A meat pie is a pie which is made with meat such as pork, beef, venison, or fish. Typically a meat pie is made as a closed pie, meaning that it has both a bottom and a top crust. The bottom crust is often made with a strongly reinforced dough so that it will not fail, while the top crust may be made with a more conventional flaky pie dough. Meat pies can be found firmly entrenched in the culinary tradition of Europe, with a variety of meats and flavorful additions. They are typically associated with more lower class dining, as meat pies are often filling, simply flavored, and somewhat messy.
Meat pies are included in a tradition of savory pies made with the intent of being served as a main course, rather than a dessert option.

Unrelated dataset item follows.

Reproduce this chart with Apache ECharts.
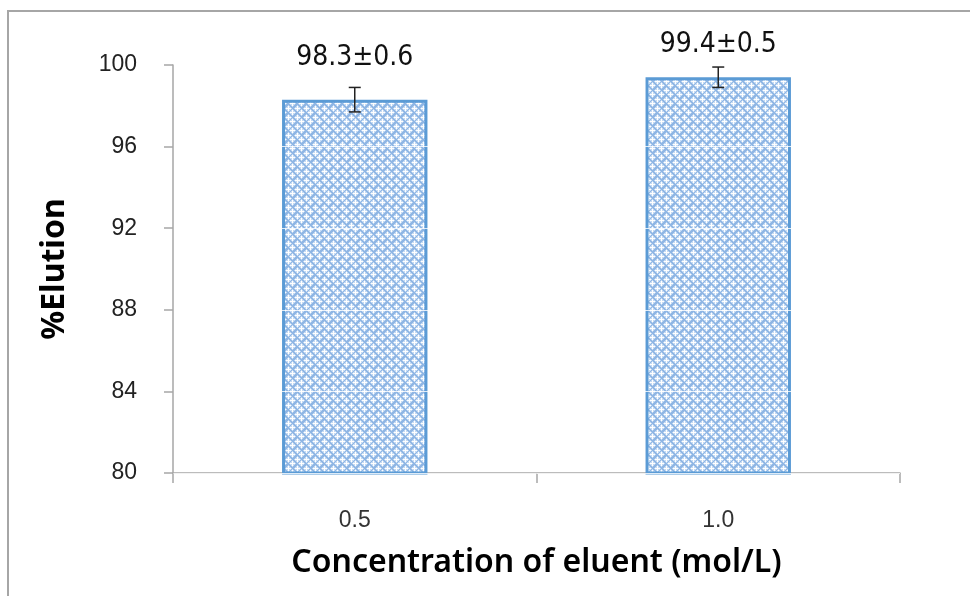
<!DOCTYPE html>
<html>
<head>
<meta charset="utf-8">
<script src="https://cdn.jsdelivr.net/npm/echarts@6/dist/echarts.min.js"></script>
<style>
  html, body { margin: 0; padding: 0; background: #fff; }
  #chart { width: 970px; height: 596px; }
</style>
</head>
<body>
<div id="chart"></div>
<script>
// Elution efficiency versus eluent concentration
const categories = ['0.5', '1.0'];
const elution = [98.3, 99.4];
const elutionSD = [0.6, 0.5];
const yTicks = { min: 80, max: 100, step: 4 };

// Vertical gap (px) between each error-bar cap and its value label
const labelLift = [30, 22];

// Small cross-hatch tile used to fill the bars
function hatchTile() {
  const n = 9, h = 4.5;
  const c = document.createElement('canvas');
  c.width = n; c.height = n;
  const g = c.getContext('2d');
  g.fillStyle = '#8fb6e4';
  g.fillRect(0, 0, n, n);
  const centres = [[0, 0], [Math.floor(h), Math.floor(h)]];
  g.fillStyle = '#c4daf3';
  centres.forEach(([cx, cy]) => {
    for (let dx = -3; dx <= 3; dx++) for (let dy = -3; dy <= 3; dy++) {
      if (Math.abs(dx) + Math.abs(dy) <= 3) {
        g.fillRect((cx + dx + n) % n, (cy + dy + n) % n, 1, 1);
      }
    }
  });
  g.fillStyle = '#ffffff';
  centres.forEach(([cx, cy]) => {
    [[0, 0], [1, 0], [-1, 0], [0, 1], [0, -1], [2, 0], [-2, 0], [0, 2], [0, -2]].forEach(([dx, dy]) => {
      g.fillRect((cx + dx + n) % n, (cy + dy + n) % n, 1, 1);
    });
  });
  return c;
}

const chart = echarts.init(document.getElementById('chart'), null, { renderer: 'canvas' });

const errData = categories.map((c, i) => [i, elution[i], elutionSD[i]]);

chart.setOption({
  animation: false,
  backgroundColor: '#ffffff',
  graphic: [{
    type: 'rect',
    shape: { x: 8, y: 11, width: 1000, height: 700 },
    style: { fill: 'none', stroke: '#a6a6a6', lineWidth: 2 },
    z: -1, silent: true
  }],
  grid: { left: 173, right: 70, top: 65, bottom: 123 },
  xAxis: {
    type: 'category',
    data: categories,
    name: 'Concentration of eluent (mol/L)',
    nameLocation: 'middle',
    nameGap: 74,
    nameTextStyle: { fontFamily: 'Noto Sans', fontWeight: 600, fontSize: 32, color: '#000' },
    axisLine: { lineStyle: { color: '#a6a6a6', width: 1.5 } },
    axisTick: { show: true, length: 10, lineStyle: { color: '#a6a6a6', width: 1.5 } },
    axisLabel: { margin: 36, fontFamily: 'Liberation Sans', fontSize: 23, color: '#333' }
  },
  yAxis: {
    type: 'value',
    min: yTicks.min, max: yTicks.max, interval: yTicks.step,
    z: 3,
    name: '%Elution',
    nameLocation: 'middle',
    nameGap: 102,
    nameTextStyle: { fontFamily: 'Noto Sans', fontWeight: 700, fontSize: 32, color: '#000' },
    axisLine: { show: true, lineStyle: { color: '#a6a6a6', width: 1.5 } },
    axisTick: { show: true, length: 9, lineStyle: { color: '#a6a6a6', width: 1.5 } },
    axisLabel: { margin: 36, fontFamily: 'Liberation Sans', fontSize: 23, color: '#222' },
    splitLine: { show: true, lineStyle: { color: 'rgba(255,255,255,0.8)', width: 1 } }
  },
  series: [
    {
      type: 'bar',
      data: elution,
      barWidth: '40%',
      itemStyle: {
        color: { image: hatchTile(), repeat: 'repeat' },
        borderColor: '#5b9bd5',
        borderWidth: 3
      },
      z: 2
    },
    {
      type: 'custom',
      data: errData,
      z: 4,
      renderItem: function (params, api) {
        const i = api.value(0);
        const mean = api.value(1);
        const sd = api.value(2);
        const hi = api.coord([i, mean + sd]);
        const lo = api.coord([i, mean - sd]);
        const cap = 6;
        const ls = { stroke: '#222', lineWidth: 1.5 };
        return {
          type: 'group',
          children: [
            { type: 'line', shape: { x1: hi[0], y1: hi[1], x2: lo[0], y2: lo[1] }, style: ls },
            { type: 'line', shape: { x1: hi[0] - cap, y1: hi[1], x2: hi[0] + cap, y2: hi[1] }, style: ls },
            { type: 'line', shape: { x1: lo[0] - cap, y1: lo[1], x2: lo[0] + cap, y2: lo[1] }, style: ls },
            {
              type: 'text',
              style: {
                x: hi[0], y: hi[1] - labelLift[params.dataIndex],
                text: mean.toFixed(1) + '±' + sd.toFixed(1),
                fontFamily: 'Liberation Sans Narrow, DejaVu Sans Condensed, sans-serif',
                fontSize: 28,
                fill: '#111',
                align: 'center',
                verticalAlign: 'middle'
              }
            }
          ]
        };
      }
    }
  ]
});
</script>
</body>
</html>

The basis of the pie is, of course, meat, which is cooked before being mixed with the other pie ingredients, to ensure that it is thoroughly cooked and soft enough to cut with a fork. One of the most popular variants on the meat pie is the steak pie, a dish which is popular in England, and made by stewing steak in a rich beef gravy before pouring it into a pie crust.
A meat pie is often made with vegetable ingredients to help fill it, such as carrots, potatoes, and celery. The vegetables are typically parbroiled or partially precooked as well, so that they are soft after baking. These vegetables make the pie cheaper, but they also create a less heavy meat pie, breaking up the dense protein of the meat. For financially struggling cooks, vegetables can also help to conceal a scarcity of meat.
The meat and vegetables of choice are mixed together with a flavorful gravy. Usually flour or another thickener is mixed into the pie filling so that it will not be runny, and it is poured into a sturdy bottom pie crust. The top pie crust is crimped on and slashed to allow air to escape while the meat pie is baking, and the pie is cooked in an oven until the crusts are golden brown.
A typical meat pie for a large family would be made in a single big pie dish. Depending on the pie and the region, the meat pie may be eaten plain or served with condiments like ketchup, mustard, salt, vinegar, or chutney. Cooks also make individual meat pies, designed to be eaten alone or packed as a snack. These individual meat pies are sometimes called “pot pies,” because they are often served in the individual tins, or pots, which they are baked in.